▶

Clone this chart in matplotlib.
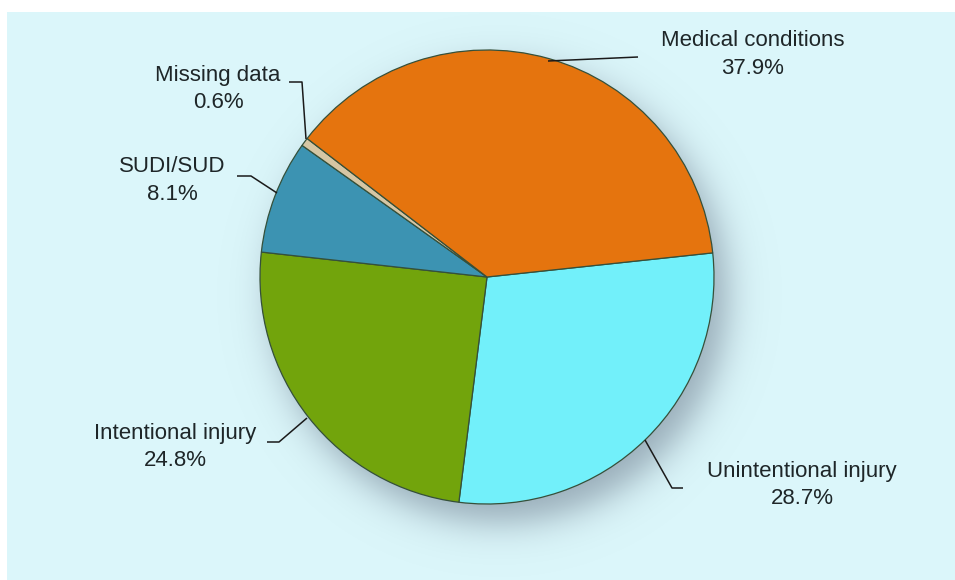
import numpy as np
import matplotlib
matplotlib.use("Agg")
import matplotlib.pyplot as plt
from matplotlib.patches import Rectangle

W, H = 955, 580

# clockwise from the right-hand side
categories = ["Unintentional injury", "Intentional injury", "SUDI/SUD",
              "Missing data", "Medical conditions"]
shares = [28.7, 24.8, 8.1, 0.6, 37.9]
colors = ["#72F0FA", "#72A40C", "#3C93B2", "#D6C6A4", "#E5740E"]

# label text centre (x, first line y) and leader polyline, in pixel space
label_pos = {
    "Medical conditions": (753, 41),
    "Missing data": (218, 75),
    "SUDI/SUD": (172, 167),
    "Intentional injury": (175, 434),
    "Unintentional injury": (802, 472),
}
leaders = {
    "Medical conditions": [(548, 61), (638, 57)],
    "Missing data": [(289, 82), (302, 82), (306, 139)],
    "SUDI/SUD": [(237, 176), (251, 176), (277, 193)],
    "Intentional injury": [(267, 442), (279, 442), (307, 418)],
    "Unintentional injury": [(645, 440), (672, 488), (683, 488)],
}

CX, CY, R = 487, 277, 227


def px(x, y):
    return x, H - y


fig = plt.figure(figsize=(W / 100, H / 100), dpi=100)
fig.patch.set_facecolor("white")
ax = fig.add_axes([0, 0, 1, 1])
ax.set_xlim(0, W)
ax.set_ylim(0, H)
ax.set_aspect("equal")
ax.axis("off")

# light panel
ax.add_patch(Rectangle(px(7, H), W - 7, H - 12, facecolor="#DBF6FA",
                       edgecolor="none", zorder=0))

# soft drop shadow under the pie
xx, yy = np.meshgrid(np.arange(W) + 0.5, np.arange(H) + 0.5)
d = np.hypot(xx - (CX + 12), yy - (CY + 18)) - R
alpha = 0.6 / (1 + np.exp(d / 11.0))
shadow = np.zeros((H, W, 4))
shadow[..., 0] = 0.42
shadow[..., 1] = 0.48
shadow[..., 2] = 0.55
shadow[..., 3] = alpha
ax.imshow(shadow, extent=(0, W, 0, H), origin="upper", zorder=1,
          interpolation="bilinear")

wedges, _ = ax.pie(shares, colors=colors, startangle=6.1, counterclock=False,
                   center=px(CX, CY), radius=R, frame=True,
                   wedgeprops=dict(edgecolor="#35503A", linewidth=0.9))
for w in wedges:
    w.set_zorder(2)
ax.set_xlim(0, W)
ax.set_ylim(0, H)
ax.axis("off")

font = ["Liberation Sans Narrow", "Liberation Sans", "DejaVu Sans"]
for name, share in zip(categories, shares):
    x, y = label_pos[name]
    ax.text(*px(x, y), name, ha="center", va="center", fontsize=16,
            family=font, color="#1E2628", zorder=4)
    ax.text(*px(x, y + 27), f"{share}%", ha="center", va="center",
            fontsize=16, family=font, color="#1E2628", zorder=4)
    pts = [px(a, b) for a, b in leaders[name]]
    ax.plot([p[0] for p in pts], [p[1] for p in pts], color="#1A1A1A",
            lw=1.1, zorder=3, solid_capstyle="butt")

fig.savefig("out.png", dpi=100, facecolor=fig.get_facecolor())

◀

PROBLEM DESCRIPTION:
Quote each line of the listing exactly, but leave the pictures out.

RESULT OF THE EXERCISE:
Clone this chart in matplotlib.
import numpy as np
import matplotlib
matplotlib.use("Agg")
import matplotlib.pyplot as plt
from matplotlib.patches import Rectangle

W, H = 955, 580

# clockwise from the right-hand side
categories = ["Unintentional injury", "Intentional injury", "SUDI/SUD",
              "Missing data", "Medical conditions"]
shares = [28.7, 24.8, 8.1, 0.6, 37.9]
colors = ["#72F0FA", "#72A40C", "#3C93B2", "#D6C6A4", "#E5740E"]

# label text centre (x, first line y) and leader polyline, in pixel space
label_pos = {
    "Medical conditions": (753, 41),
    "Missing data": (218, 75),
    "SUDI/SUD": (172, 167),
    "Intentional injury": (175, 434),
    "Unintentional injury": (802, 472),
}
leaders = {
    "Medical conditions": [(548, 61), (638, 57)],
    "Missing data": [(289, 82), (302, 82), (306, 139)],
    "SUDI/SUD": [(237, 176), (251, 176), (277, 193)],
    "Intentional injury": [(267, 442), (279, 442), (307, 418)],
    "Unintentional injury": [(645, 440), (672, 488), (683, 488)],
}

CX, CY, R = 487, 277, 227


def px(x, y):
    return x, H - y


fig = plt.figure(figsize=(W / 100, H / 100), dpi=100)
fig.patch.set_facecolor("white")
ax = fig.add_axes([0, 0, 1, 1])
ax.set_xlim(0, W)
ax.set_ylim(0, H)
ax.set_aspect("equal")
ax.axis("off")

# light panel
ax.add_patch(Rectangle(px(7, H), W - 7, H - 12, facecolor="#DBF6FA",
                       edgecolor="none", zorder=0))

# soft drop shadow under the pie
xx, yy = np.meshgrid(np.arange(W) + 0.5, np.arange(H) + 0.5)
d = np.hypot(xx - (CX + 12), yy - (CY + 18)) - R
alpha = 0.6 / (1 + np.exp(d / 11.0))
shadow = np.zeros((H, W, 4))
shadow[..., 0] = 0.42
shadow[..., 1] = 0.48
shadow[..., 2] = 0.55
shadow[..., 3] = alpha
ax.imshow(shadow, extent=(0, W, 0, H), origin="upper", zorder=1,
          interpolation="bilinear")

wedges, _ = ax.pie(shares, colors=colors, startangle=6.1, counterclock=False,
                   center=px(CX, CY), radius=R, frame=True,
                   wedgeprops=dict(edgecolor="#35503A", linewidth=0.9))
for w in wedges:
    w.set_zorder(2)
ax.set_xlim(0, W)
ax.set_ylim(0, H)
ax.axis("off")

font = ["Liberation Sans Narrow", "Liberation Sans", "DejaVu Sans"]
for name, share in zip(categories, shares):
    x, y = label_pos[name]
    ax.text(*px(x, y), name, ha="center", va="center", fontsize=16,
            family=font, color="#1E2628", zorder=4)
    ax.text(*px(x, y + 27), f"{share}%", ha="center", va="center",
            fontsize=16, family=font, color="#1E2628", zorder=4)
    pts = [px(a, b) for a, b in leaders[name]]
    ax.plot([p[0] for p in pts], [p[1] for p in pts], color="#1A1A1A",
            lw=1.1, zorder=3, solid_capstyle="butt")

fig.savefig("out.png", dpi=100, facecolor=fig.get_facecolor())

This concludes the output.